When it comes to brains, wrinkly is good for the memory. Or so conventional wisdom holds. Certain human genetic conditions can lead to a smooth brain, without any of the normal grooves—something that tends to come with decreasing mental capacity. That many animals have naturally wrinkle-free brains but are still able to learn complex tasks suggests smoothness isn’t all there is to intelligence.

“We don’t know if smooth brains necessarily mean retardation,” says Paul Gold, a biology professor in Syracuse University’s College of Arts and Sciences. An expert in aging, as well as learning, memory, and plasticity, he says there are documented cases of people born with smooth brains with above-average IQs. These observations suggest that there’s more to the story than just smoothness.

Gold has been awarded a grant from the Research Foundation of State University of New York to investigate the way brain anatomy influences mental function at a fine scale. He will collaborate with Huaiyu Hu, associate professor of neuroscience and physiology at SUNY Upstate Medical University, to study the impact of neuron morphology on learning and memory in mice, which naturally have smooth brains.

Central to their project—and Hu’s own research—is a type of muscular dystrophy called dystroglycanopathy, which leads to smooth brains in humans. With this disorder, improperly formed structures on the outside of cells prevent the latter from making physical contact with other objects. Poor cell connections can lead to not only smooth brains, but also changes in the way neurons connect to one another, mental retardation, and other phenomena.

Even though dystroglycanopathy causes both smooth brains and reduced mental abilities, Hu and Gold question whether or not overall brain structure leads to mental impairments. Using naturally smooth-brained mice, they intend to focus on the effect of neuron connections on mental abilities. “Not being able to make and break connections between neurons is the real issue,” Gold says, underscoring the study’s objective.

Gold and Hu bring considerable expertise in behavioral testing and brain anatomy, respectively, to the project, as they look for connections between neuron structure and learning and memory. They also will take advantage of mice missing a critical gene, resulting in dystroglycanopathy. Hu will compare the fine structure of neurons in gene-deficient mice to those whom have received gene therapy to replace the missing genetic information. After neuron structure differences are established between the groups, Gold will test their learning and memory.
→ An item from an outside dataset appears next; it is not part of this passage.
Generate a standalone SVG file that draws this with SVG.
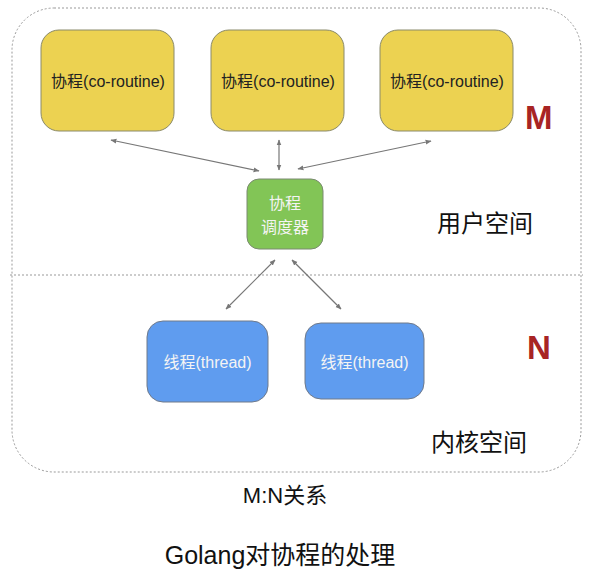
<svg xmlns="http://www.w3.org/2000/svg" width="592" height="576" viewBox="0 0 592 576">
<defs>
<marker id="ah" viewBox="0 0 10 10" refX="9" refY="5" markerWidth="6" markerHeight="6" orient="auto-start-reverse" markerUnits="userSpaceOnUse">
<path d="M0,1 L10,5 L0,9 Z" fill="#777"/>
</marker>
<style>
text{font-family:"Liberation Sans","Noto Sans CJK SC",sans-serif}
.y{fill:#ecd251;stroke:#8a8a6a;stroke-width:1}
.g{fill:#82c556;stroke:#7a8a70;stroke-width:1}
.b{fill:#5f9cef;stroke:#707a8a;stroke-width:1}
.nt{font-size:16px;text-anchor:middle}
.w{fill:#f4f4f4}
.k{fill:#222}
.big{font-size:24px;fill:#111}
.red{font-size:33px;font-weight:bold;fill:#a82424}
.c{stroke:#777;stroke-width:1.2;fill:none;marker-start:url(#ah);marker-end:url(#ah)}
</style>
</defs>
<rect x="12" y="8" width="569" height="464" rx="42" fill="none" stroke="#999" stroke-width="1" stroke-dasharray="2,2"/>
<line x1="10" y1="275" x2="583" y2="275" stroke="#999" stroke-width="1" stroke-dasharray="2,2"/>
<g id="co1"><rect class="y" x="41" y="30" width="133" height="101" rx="18"/><text class="nt k" x="108" y="87">协程(co-routine)</text></g>
<g id="co2"><rect class="y" x="211" y="30" width="133" height="101" rx="18"/><text class="nt k" x="278" y="87">协程(co-routine)</text></g>
<g id="co3"><rect class="y" x="380" y="30" width="133" height="101" rx="18"/><text class="nt k" x="447" y="87">协程(co-routine)</text></g>
<g id="sched"><rect class="g" x="247" y="179" width="76" height="70" rx="12"/><text class="nt w" x="285" y="209">协程</text><text class="nt w" x="285" y="233">调度器</text></g>
<g id="t1"><rect class="b" x="147" y="321" width="121" height="81" rx="16"/><text class="nt w" x="207.500" y="368">线程(thread)</text></g>
<g id="t2"><rect class="b" x="305" y="323" width="119" height="76" rx="16"/><text class="nt w" x="364.500" y="368">线程(thread)</text></g>
<g id="connectors">
<line class="c" x1="111" y1="140" x2="259" y2="171"/>
<line class="c" x1="279" y1="140" x2="279" y2="170"/>
<line class="c" x1="298" y1="169" x2="431" y2="141"/>
<line class="c" x1="275" y1="260" x2="226" y2="309"/>
<line class="c" x1="292" y1="260" x2="341" y2="309"/>
</g>
<text class="red" x="525" y="129">M</text>
<text class="red" x="527" y="359">N</text>
<text class="big" x="437" y="232">用户空间</text>
<text class="big" x="431" y="451">内核空间</text>
<text x="285" y="503" font-size="22" text-anchor="middle" fill="#111">M:N关系</text>
<text x="280" y="564" font-size="25" text-anchor="middle" fill="#111">Golang对协程的处理</text>
</svg>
Testing for mental deficiencies in mice with dystroglycanopy is relatively new to Gold, who, along with Donna Korol, associate professor of biology at Syracuse, investigates factors such as stress, aging, and neurological disease on memory. His and Korol’s research is aided by a team of postdoctoral researchers, graduate students, and undergraduates (more than 20 of them), resulting in a lab that crackles with activity.

As for his latest collaboration, Gold is excited about working with Hu, and embarking on a new challenge. “It’s a really novel way to think about the world, and I appreciate that,” he says, regarding his study of dystroglycanopathy. “I also think it’s a way for both institutions to enhance their research programs.”